In conclusion I will state what needs to be done to address this serious issue. First it is the duty of each citizen to apply pressure to their elected representatives to apply limitations to Judicial legislation. Second It is absolutely critical that law schools teach the purpose of the common law as it was intended by both the courts of the past, and the founding fathers. Third Education must be reformed at all levels. It is without a doubt failing our students, when even elected officials , and judges, refer to our country as a DEMOCRACY.
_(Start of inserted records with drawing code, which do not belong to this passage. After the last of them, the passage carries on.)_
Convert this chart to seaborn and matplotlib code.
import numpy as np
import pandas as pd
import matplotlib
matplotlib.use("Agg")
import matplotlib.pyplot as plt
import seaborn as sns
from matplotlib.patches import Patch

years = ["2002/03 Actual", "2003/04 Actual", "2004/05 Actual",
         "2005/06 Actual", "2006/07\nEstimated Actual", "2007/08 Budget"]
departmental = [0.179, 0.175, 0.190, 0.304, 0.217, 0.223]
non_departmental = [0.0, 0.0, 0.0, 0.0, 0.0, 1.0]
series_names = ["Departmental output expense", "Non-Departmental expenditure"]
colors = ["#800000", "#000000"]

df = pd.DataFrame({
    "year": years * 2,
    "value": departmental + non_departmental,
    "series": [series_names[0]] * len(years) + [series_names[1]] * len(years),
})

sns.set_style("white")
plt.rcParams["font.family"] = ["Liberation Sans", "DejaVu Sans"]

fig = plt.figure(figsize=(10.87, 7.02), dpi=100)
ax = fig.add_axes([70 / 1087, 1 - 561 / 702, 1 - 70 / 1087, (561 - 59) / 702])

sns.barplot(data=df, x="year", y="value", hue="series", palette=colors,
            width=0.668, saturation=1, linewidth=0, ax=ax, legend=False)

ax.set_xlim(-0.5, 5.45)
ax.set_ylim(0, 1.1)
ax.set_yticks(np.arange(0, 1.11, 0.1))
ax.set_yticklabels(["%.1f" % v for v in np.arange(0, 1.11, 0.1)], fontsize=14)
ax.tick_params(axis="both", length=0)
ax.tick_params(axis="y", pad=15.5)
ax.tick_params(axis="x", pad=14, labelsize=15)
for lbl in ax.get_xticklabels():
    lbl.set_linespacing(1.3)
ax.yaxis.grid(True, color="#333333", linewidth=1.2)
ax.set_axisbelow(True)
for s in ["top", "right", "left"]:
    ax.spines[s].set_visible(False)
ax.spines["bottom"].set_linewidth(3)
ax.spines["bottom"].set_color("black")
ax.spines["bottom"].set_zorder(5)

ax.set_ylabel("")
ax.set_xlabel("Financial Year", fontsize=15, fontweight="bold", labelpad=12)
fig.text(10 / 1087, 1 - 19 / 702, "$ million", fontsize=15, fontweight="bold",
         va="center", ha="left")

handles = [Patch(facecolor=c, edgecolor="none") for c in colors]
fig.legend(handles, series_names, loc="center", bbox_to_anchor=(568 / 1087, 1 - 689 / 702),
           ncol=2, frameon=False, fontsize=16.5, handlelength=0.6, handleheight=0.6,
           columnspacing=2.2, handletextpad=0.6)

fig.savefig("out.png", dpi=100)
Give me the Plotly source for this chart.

We are not a Democracy, we are a representative republic, with democratic elections. We purposefully put restraints on our government, because the power our government has is vested in them, by we the people. In other words we're the boss of the government. The more flexible we allow our judicial interpretations to become, the weaker our system of government becomes. Students must learn of the true history behind the style of government that our Founding Father's chose. If they are not, we will continue down the path of judicial activism, and the Constitution will be nothing more than a straw man from which attorneys can claim they vest their power from, and then shoot it down for everything else because it's “archaic”. If we return to a system of logic and reasoning, along with an acceptance of our founding principals (faith, and reason, as my law school puts it) then it is clear that judicial activism is not only inequitable, but it is immoral.
It's sad to say, but even at a wonderfully conservative school such as my law school....one professor (conservative on all other issues) believes in judicial activism...and of course, this goes to the simple application and use of Tort law. It has simply gotten out of hand.